Selecting and Integrating the Right Thermal Sentinel

Choosing the optimal thermal sensor requires careful consideration:

  1. Required Temporal Resolution: How fast are the temperature changes you need to see? Match sensor response time accordingly (faster is usually better for pulsed systems).
  2. Measurement Point: Is it a tiny diode mount, a crystal face, an optic, or the coolant flow? This dictates size, contact/non-contact need, and placement feasibility.
  3. Temperature Range: Ensure the sensor covers the expected minimum and maximum temperatures.
  4. Accuracy & Stability Needs: What level of precision is required for process control or safety?
  5. Environmental Factors: EMI, vacuum, gas atmosphere? Choose sensors and cabling rated appropriately.
  6. Integration: Sensors need robust mounting. Ensure thermal interface (e.g., thermally conductive epoxy for contact sensors) is optimized for fast, accurate heat transfer. Shielding from EMI is crucial. Signal conditioning/amplification is often needed for low-level signals (like thermocouples or RTDs).

Beyond Measurement: Closing the Loop

Accurate thermal sensing is only half the battle. The real power comes from integration into a closed-loop thermal management system. High-fidelity, fast-response sensor data feeds into a controller that dynamically adjusts:

  • Thermoelectric Cooler (TEC) current for diode or crystal temperature stabilization.
  • Coolant flow rates.
  • Pulse repetition rate or duty cycle.
  • System interlocks to shut down if dangerous temperatures are detected.

This active regulation maintains the laser within its ideal operating window, maximizing performance, lifetime, and process repeatability.
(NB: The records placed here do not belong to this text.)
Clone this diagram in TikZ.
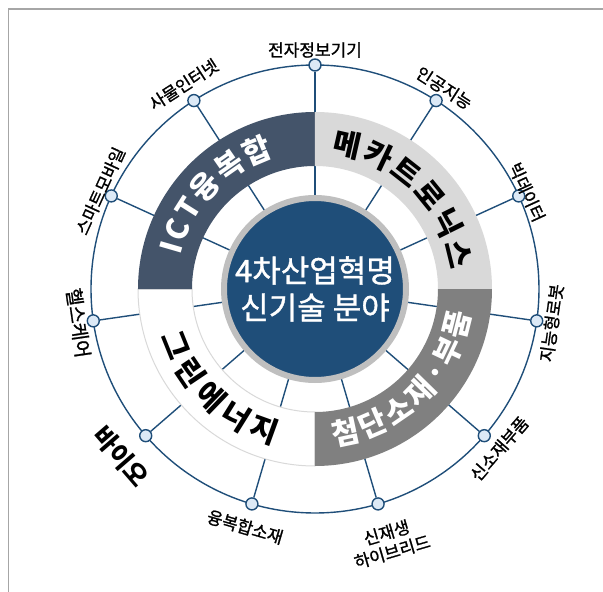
\documentclass[tikz,border=0pt]{standalone}
\usepackage{fontspec}
\setmainfont{Noto Sans CJK KR}
\newfontfamily\medfont{Noto Sans CJK KR}[FakeBold=1.2]
\usetikzlibrary{decorations.text}
\definecolor{navy}{HTML}{1F4E79}
\definecolor{nodeblue}{HTML}{DCE9F6}
\definecolor{slate}{HTML}{44546A}
\definecolor{ringlight}{HTML}{D9D9D9}
\definecolor{ringmid}{HTML}{808080}
\definecolor{hubgray}{HTML}{BFBFBF}
\definecolor{framegray}{HTML}{A6A6A6}
\def\R{224}
\def\Ro{177}
\def\Ri{123}
\newcommand{\ringfont}{\bfseries\fontsize{30}{30}\selectfont}
\tikzstyle{field}=[draw=navy,fill=nodeblue,circle,line width=1.4pt,minimum size=12pt,inner sep=0pt]
\tikzstyle{fieldlabel}=[font=\medfont\fontsize{17}{20}\selectfont,inner sep=0pt,align=center]
\tikzstyle{spoke}=[draw=navy,line width=1.4pt]
\tikzstyle{hub}=[circle,fill=navy,draw=hubgray,line width=6pt,minimum size=182pt,inner sep=0pt,
  text=white,align=center,font=\medfont\fontsize{31}{37}\selectfont]
\tikzstyle{ringtext}=[decorate,decoration={text along path,text align=fit to path}]
\newcommand{\newField}[5]{\node[field](#1) at (#2:\R) {};
  \node[fieldlabel,#5](#1-l) at (#2:{\R+#4}) {#3};}
\newcommand{\newSector}[3]{\path[#3] (#1:\Ro) arc[start angle=#1,end angle=#2,radius=\Ro]
  -- (#2:\Ri) arc[start angle=#2,end angle=#1,radius=\Ri] -- cycle;}
\newcommand{\newRingText}[5]{\path[ringtext,decoration={text={|\ringfont|#1},text color=#5}]
  (#2:#4) arc[start angle=#2,end angle=#3,radius=#4];}
\begin{document}
\begin{tikzpicture}[x=1pt,y=1pt]
    \useasboundingbox (-315,-303) rectangle (288,289);
    \draw[framegray,line width=1.5pt] (-306.3,-303) -- (-306.3,280) -- (288,280);
    \coordinate (c) at (0,0);
    \draw[navy,line width=1.4pt] (c) circle[radius=\R];
    % outer fields
    \newField{ele}{90}{전자정보기기}{15}{rotate=0}
    \newField{ai}{57.27}{인공지능}{15}{rotate=-32.73}
    \newField{bigdata}{24.55}{빅데이터}{9}{rotate=-65.45}
    \newField{robot}{-8.18}{지능형로봇}{15}{rotate=81.82}
    \newField{newmat}{-40.91}{신소재부품}{20}{rotate=49.09}
    \newField{renew}{-73.64}{신재생\\하이브리드}{40}{rotate=16.36}
    \newField{fusion}{-106.36}{융복합소재}{24}{rotate=-16.36}
    \newField{bio}{-139.09}{바이오}{32}{rotate=-49.09,font=\bfseries\fontsize{25}{25}\selectfont}
    \newField{health}{-171.82}{헬스케어}{15}{rotate=-81.82,font=\medfont\fontsize{19}{20}\selectfont}
    \newField{mobile}{155.45}{스마트모바일}{12}{rotate=65.45}
    \newField{iot}{122.73}{사물인터넷}{19}{rotate=32.73}
    \foreach \n in {ele,ai,bigdata,robot,newmat,renew,fusion,bio,health,mobile,iot}
      \draw[spoke] (c) -- (\n);
    % ring of sectors
    \newSector{180}{270}{fill=white,draw=ringlight,line width=1pt}
    \newSector{180}{90}{fill=slate}
    \newSector{90}{0}{fill=ringlight}
    \newSector{0}{-90}{fill=ringmid}
    \node[hub] (hub) at (c) {4차산업혁명\\신기술 분야};
    \newRingText{ICT융복합}{166}{107}{139}{white}
    \newRingText{메카트로닉스}{83}{8}{137}{black}
    \newRingText{첨단소재·부품}{-83}{-9}{158}{white}
    \newRingText{그린에너지}{197}{255}{161}{black}
\end{tikzpicture}
\end{document}
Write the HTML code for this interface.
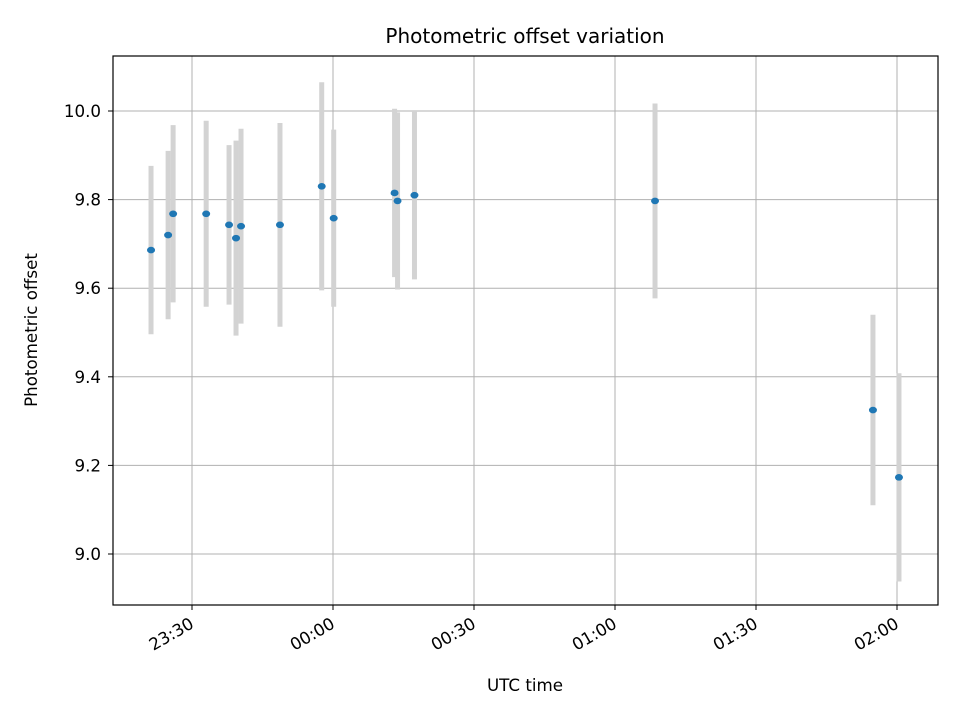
<!DOCTYPE html>
<html><head><meta charset="utf-8"><style>
body{margin:0;background:#fff;}
svg{font-family:"DejaVu Sans","Liberation Sans",sans-serif;}
</style></head><body>
<svg id="chart" width="960" height="720" viewBox="0 0 960 720">
<rect x="0" y="0" width="960" height="720" fill="#fff"/>
<text x="525" y="43" font-size="20" text-anchor="middle">Photometric offset variation</text>
<g id="grid"></g><g id="bars"></g><g id="pts"></g><g id="ticks"></g>
<rect x="113" y="56" width="825" height="549" fill="none" stroke="#000" stroke-width="1.2"/>
<text x="525" y="691" font-size="16.7" text-anchor="middle">UTC time</text>
<text transform="translate(37,330) rotate(-90)" font-size="16.7" text-anchor="middle">Photometric offset</text>
</svg>
<script>
const times=["23:21:17","23:24:55","23:25:59","23:33:01","23:37:53","23:39:22","23:40:26","23:48:43","23:57:36","00:00:09","00:13:06","00:13:44","00:17:20","01:08:31","01:54:53","02:00:25"];
const values=[9.686,9.72,9.768,9.768,9.743,9.713,9.74,9.743,9.83,9.758,9.815,9.797,9.81,9.797,9.325,9.173];
const errLow=[0.19,0.19,0.20,0.21,0.18,0.22,0.22,0.23,0.235,0.20,0.19,0.20,0.19,0.22,0.215,0.235];
const errHigh=[0.19,0.19,0.20,0.21,0.18,0.22,0.22,0.23,0.235,0.20,0.19,0.20,0.19,0.22,0.215,0.235];
const yTicks=[9.0,9.2,9.4,9.6,9.8,10.0];
const xTickLabels=["23:30","00:00","00:30","01:00","01:30","02:00"];
const NS="http://www.w3.org/2000/svg";
function mins(t){const p=t.split(":").map(Number);let m=p[0]*60+p[1]+(p[2]||0)/60;if(p[0]<12)m+=1440;return m-(23*60+30);}
function xs(t){return 192+mins(t)*4.7;}
function ys(v){return 554-(v-9)*443;}
function mk(tag,attrs,parent){const e=document.createElementNS(NS,tag);for(const k in attrs)e.setAttribute(k,attrs[k]);document.getElementById(parent).appendChild(e);return e;}
yTicks.forEach(v=>{const y=ys(v);
 let g=mk("line",{x1:113,x2:938,y1:y,y2:y,stroke:"#b0b0b0","stroke-width":1},"grid");
 
 
 let t=mk("line",{x1:108,x2:113,y1:y,y2:y,stroke:"#000"},"ticks");
 
 
 let l=mk("text",{x:101,y:y+6,"font-size":16.7,"text-anchor":"end"},"ticks");l.textContent=v.toFixed(1);
 
 
});
xTickLabels.forEach(s=>{const x=xs(s);
 let g=mk("line",{x1:x,x2:x,y1:56,y2:605,stroke:"#b0b0b0","stroke-width":1},"grid");
 
 
 let t=mk("line",{x1:x,x2:x,y1:605,y2:610,stroke:"#000"},"ticks");
 
 
 let l=mk("text",{transform:`translate(${x+3},${627}) rotate(-30)`,"font-size":16.7,"text-anchor":"end"},"ticks");l.textContent=s;
 
 
});
times.forEach((t,i)=>{const x=xs(t);
 let b=mk("line",{x1:x,x2:x,y1:ys(values[i]+errHigh[i]),y2:ys(values[i]-errLow[i]),stroke:"#d3d3d3","stroke-width":5},"bars");
 
 
 let p=mk("ellipse",{cx:x,cy:ys(values[i]),rx:4,ry:3.3,fill:"#1f77b4"},"pts");
 
 
});
</script>
</body></html>
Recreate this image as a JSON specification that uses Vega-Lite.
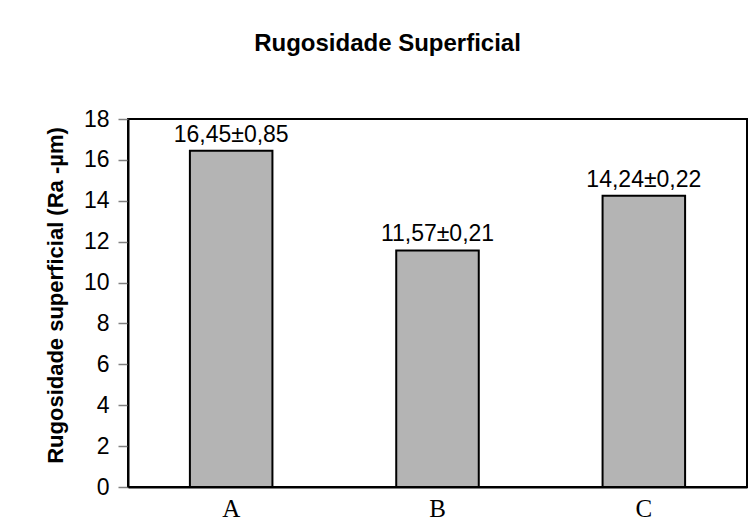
{
  "$schema": "https://vega.github.io/schema/vega-lite/v6.json",
  "width": 619,
  "height": 368,
  "autosize": {"type": "none"},
  "padding": {"left": 128, "top": 119, "right": 5, "bottom": 36},
  "background": "white",
  "title": {
    "text": "Rugosidade Superficial",
    "font": "Liberation Sans",
    "fontSize": 24,
    "fontWeight": "bold",
    "color": "black",
    "anchor": "middle",
    "frame": "group",
    "dx": -50,
    "baseline": "alphabetic",
    "offset": 33
  },
  "data": {
    "values": [
      {"amostra": "A", "ra": 16.45, "rotulo": "16,45±0,85"},
      {"amostra": "B", "ra": 11.57, "rotulo": "11,57±0,21"},
      {"amostra": "C", "ra": 14.24, "rotulo": "14,24±0,22"}
    ]
  },
  "encoding": {
    "x": {
      "field": "amostra",
      "type": "nominal",
      "scale": {"paddingInner": 0.6, "paddingOuter": 0.3},
      "axis": {
        "title": null,
        "labelAngle": 0,
        "labelFont": "Liberation Serif",
        "labelFontSize": 25,
        "labelColor": "black",
        "labelPadding": 9,
        "ticks": false,
        "domain": true,
        "domainColor": "black",
        "domainWidth": 2
      }
    },
    "y": {
      "field": "ra",
      "type": "quantitative",
      "scale": {"domain": [0, 18], "nice": false},
      "axis": {
        "title": "Rugosidade superficial (Ra -µm)",
        "titleFont": "Liberation Sans",
        "titleFontSize": 22,
        "titleFontWeight": "bold",
        "titleColor": "black",
        "titleX": -61,
        "titleY": 176,
        "titleAngle": 270,
        "titleBaseline": "bottom",
        "titleAlign": "center",
        "values": [0, 2, 4, 6, 8, 10, 12, 14, 16, 18],
        "labelFont": "Liberation Sans",
        "labelFontSize": 23,
        "labelColor": "black",
        "labelPadding": 9,
        "tickSize": 10,
        "tickColor": "#808080",
        "tickWidth": 1.5,
        "grid": false,
        "domain": true,
        "domainColor": "black",
        "domainWidth": 2
      }
    }
  },
  "layer": [
    {
      "mark": {"type": "bar", "fill": "#b4b4b4", "stroke": "black", "strokeWidth": 2}
    },
    {
      "mark": {
        "type": "text",
        "baseline": "alphabetic",
        "dy": -9,
        "font": "Liberation Sans",
        "fontSize": 23,
        "color": "black"
      },
      "encoding": {"text": {"field": "rotulo"}}
    }
  ],
  "config": {
    "view": {"stroke": "black", "strokeWidth": 2}
  }
}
Ignoring thermal management is simply not an option for demanding pulsed laser applications.

Conclusion: Heat Management as a Performance Cornerstone

In the high-stakes world of pulsed lasers, thermal management is not a secondary concern; it’s a core determinant of success. Selecting and implementing the right thermal sensors – those capable of accurately capturing the rapid heat dynamics inherent in pulsed operation – is fundamental. Whether it’s a miniature thermistor providing real-time diode temperature feedback, an IR sensor silently monitoring a critical optic, or strategically placed RTDs tracking overall thermal trends, these specialized sensors provide the essential data needed to tame the heat. By mastering thermal monitoring, engineers unlock the reliability, stability, and precision that define world-class pulsed laser performance.